Mike, is your goal to screw around with computers for hours fixing bad photos, or learnign to take good photos in the first place?
This forum is ful of the former-- shoot in RAW, badly, and then try to fix things.
Assuming you want to take good pictures...
Learn to look at the light, and at your subjects, and do some thinking.
In the first shot, simply look at her. Elbows are causing shadows, sun is very bright in spots, shadows are dark in spots. You can't even see her face with your eyes, can you? It's too dark in real life.
Now, of you go back to the same spot, make a little tube with your fingrs, and look through it at her face. She'll look much brighter. Take away the tube, and her face goes dark. What's happening is your eyes are actinglike the aperture in your camera.
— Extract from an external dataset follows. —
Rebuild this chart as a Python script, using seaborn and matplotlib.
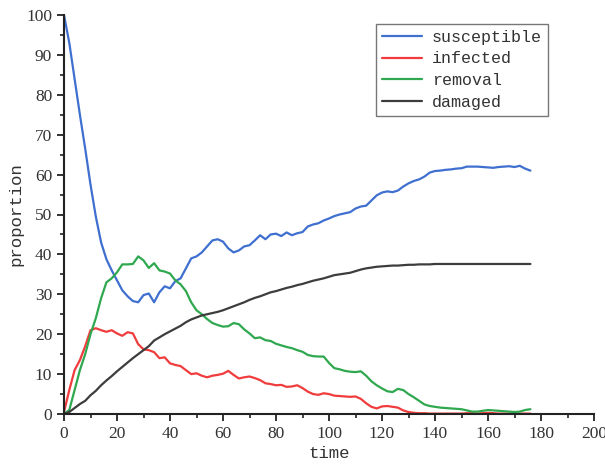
import matplotlib
matplotlib.use("Agg")
import matplotlib.pyplot as plt
from matplotlib.ticker import MultipleLocator
import seaborn as sns
import pandas as pd

time = [0, 2, 4, 6, 8, 10, 12, 14, 16, 18, 20, 22, 24, 26, 28, 30, 32, 34, 36, 38,
        40, 42, 44, 46, 48, 50, 52, 54, 56, 58, 60, 62, 64, 66, 68, 70, 72, 74, 76, 78,
        80, 82, 84, 86, 88, 90, 92, 94, 96, 98, 100, 102, 104, 106, 108, 110, 112, 114,
        116, 118, 120, 122, 124, 126, 128, 130, 132, 134, 136, 138, 140, 142, 144, 146,
        148, 150, 152, 154, 156, 158, 160, 162, 164, 166, 168, 170, 172, 174, 176]

susceptible = [100, 93, 84, 75, 66.5, 57.5, 49.5, 43, 38.8, 36, 33.5, 31, 29.5, 28.3, 28, 29.8,
               30.2, 28, 30.5, 32, 31.5, 33.3, 34, 36.5, 39, 39.5, 40.5, 42, 43.5, 43.8,
               43.2, 41.5, 40.5, 41, 42, 42.3, 43.5, 44.8, 43.8, 45, 45.2, 44.6, 45.5, 44.8,
               45.3, 45.6, 47, 47.5, 47.8, 48.5, 49, 49.6, 50, 50.3, 50.6, 51.5, 52, 52.2,
               53.5, 54.8, 55.5, 55.8, 55.6, 56, 57, 57.8, 58.4, 58.8, 59.5, 60.5, 60.9, 61,
               61.2, 61.3, 61.5, 61.6, 62, 62, 62, 61.9, 61.8, 61.7, 61.9, 62, 62.1, 61.9,
               62.2, 61.5, 61]

infected = [0.5, 6, 11, 13.5, 17, 21, 21.5, 21, 20.6, 21, 20.2, 19.6, 20.5, 20.2, 17.5,
            16.2, 16, 15.5, 14, 14.2, 12.7, 12.3, 12, 11, 10, 10.2, 9.6, 9.2, 9.6, 9.8,
            10.1, 10.8, 9.8, 8.9, 9.2, 9.4, 9.0, 8.5, 7.7, 7.5, 7.2, 7.3, 6.8, 6.9, 7.2,
            6.5, 5.6, 5, 4.8, 5.2, 5, 4.6, 4.5, 4.4, 4.3, 4.4, 3.8, 2.7, 1.8, 1.4, 1.9, 2,
            1.8, 1.6, 0.9, 0.5, 0.3, 0.2, 0.2, 0.1, 0.1, 0.1, 0.1, 0.1, 0.1, 0.1, 0.2, 0.2,
            0.1, 0.2, 0.3, 0.2, 0.1, 0.1, 0.1, 0.1, 0.1, 0.1, 0.1]

removal = [0, 1, 6, 11, 15, 20, 24, 29, 33, 34, 35.5, 37.5, 37.5, 37.6, 39.5, 38.5, 36.6,
           37.8, 36, 35.7, 35.2, 33.5, 32.5, 30.8, 28, 26, 25, 23.8, 22.8, 22.3, 21.9, 22,
           22.8, 22.5, 21.2, 20.2, 19, 19.2, 18.5, 18.3, 17.6, 17.2, 16.8, 16.5, 16, 15.6,
           14.8, 14.5, 14.4, 14.4, 12.8, 11.5, 11.2, 10.8, 10.6, 10.5, 10.7, 9.6, 8.2, 7.2,
           6.4, 5.7, 5.5, 6.3, 6, 5, 4.2, 3.3, 2.4, 2, 1.8, 1.6, 1.5, 1.4, 1.3, 1.2, 0.9,
           0.6, 0.6, 0.8, 1, 0.9, 0.8, 0.7, 0.6, 0.5, 0.6, 1, 1.2]

damaged = [0, 0.5, 1.5, 2.5, 3.3, 4.7, 5.8, 7.2, 8.4, 9.5, 10.7, 11.8, 12.9, 14, 15, 16,
           17, 18.4, 19.2, 20, 20.7, 21.4, 22.1, 23, 23.7, 24.2, 24.7, 25, 25.3, 25.6, 26,
           26.5, 27, 27.5, 28, 28.6, 29.1, 29.5, 30, 30.5, 30.8, 31.2, 31.6, 31.9, 32.3,
           32.6, 33, 33.4, 33.7, 34, 34.4, 34.8, 35, 35.2, 35.4, 35.8, 36.2, 36.5, 36.7,
           36.9, 37, 37.1, 37.2, 37.2, 37.3, 37.4, 37.4, 37.5, 37.5, 37.5, 37.6, 37.6, 37.6,
           37.6, 37.6, 37.6, 37.6, 37.6, 37.6, 37.6, 37.6, 37.6, 37.6, 37.6, 37.6, 37.6,
           37.6, 37.6, 37.6]

series_names = ["susceptible", "infected", "removal", "damaged"]
colors = ["#3f6fcf", "#f03c3c", "#2fa84f", "#3d3d3d"]

frames = []
for name, vals in zip(series_names, [susceptible, infected, removal, damaged]):
    frames.append(pd.DataFrame({"time": time, "proportion": vals, "series": name}))
df = pd.concat(frames, ignore_index=True)

sns.set_style("white")
plt.rcParams["font.family"] = ["Liberation Serif", "DejaVu Serif"]

fig = plt.figure(figsize=(6.05, 4.70), dpi=100)
ax = fig.add_axes([64 / 605, 56 / 470, 530 / 605, 399 / 470])

sns.lineplot(data=df, x="time", y="proportion", hue="series",
             hue_order=series_names, palette=colors, linewidth=1.6, ax=ax)

ax.set_xlim(0, 200)
ax.set_ylim(0, 100)
ax.xaxis.set_major_locator(MultipleLocator(20))
ax.xaxis.set_minor_locator(MultipleLocator(10))
ax.yaxis.set_major_locator(MultipleLocator(10))
ax.yaxis.set_minor_locator(MultipleLocator(5))

for side in ["top", "right"]:
    ax.spines[side].set_visible(False)
for side in ["left", "bottom"]:
    ax.spines[side].set_color("#222222")
    ax.spines[side].set_linewidth(1.5)

ax.tick_params(which="major", direction="out", length=5, width=1.3, colors="#222222",
               labelsize=12.5, labelcolor="#333333", left=True, bottom=True)
ax.tick_params(which="minor", direction="out", length=3, width=1.2, colors="#222222",
               left=True, bottom=True)

ax.set_xlabel("time", family=["Liberation Mono", "DejaVu Sans Mono"], fontsize=12.5,
              color="#333333", labelpad=3)
ax.set_ylabel("proportion", family=["Liberation Mono", "DejaVu Sans Mono"], fontsize=12.5,
              color="#333333", labelpad=2)

handles, labels = ax.get_legend_handles_labels()
leg = ax.legend(handles, labels, loc="upper right", bbox_to_anchor=(0.922, 0.99),
                frameon=True, fancybox=False, edgecolor="#777777", framealpha=1,
                handlelength=2.4, handletextpad=0.6, borderpad=0.35, labelspacing=0.4,
                borderaxespad=0.3,
                prop={"family": ["Liberation Mono", "DejaVu Sans Mono"], "size": 12})
leg.get_frame().set_linewidth(1.0)
for t in leg.get_texts():
    t.set_color("#333333")

fig.savefig("out.png", dpi=100)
Your best bet to fix the photo situation is to get rid of the harsh shadows. The two ways to do this are to add more light to brighten the shadows, or reduce the brightness of the sun.
The first is easier, by using some sort of reflector, or fill flash.
The second is possible by holding a large translucent sheet of something --cloth, plastic, window screening -- so it blocks some of the sun.
Or, more sensibly, move her.
For the second shot, you've got a similr problem. Subject is int he dark, background is too bright.
Hard to fix, but the same reflector or fill flash would help.
Or move in close with the camra onmanual, take a meter reading of her face, back away, and take the shot. Her face -- which is what mattrs -- will be fine. Sky will be too light, but that's unavoidabvle, without using flash to brghten the face.
Polarizer would help a bit in holding the sky blue when you open the aperture to get the face exposed properly.
Even light makes nicer pictures, within reason.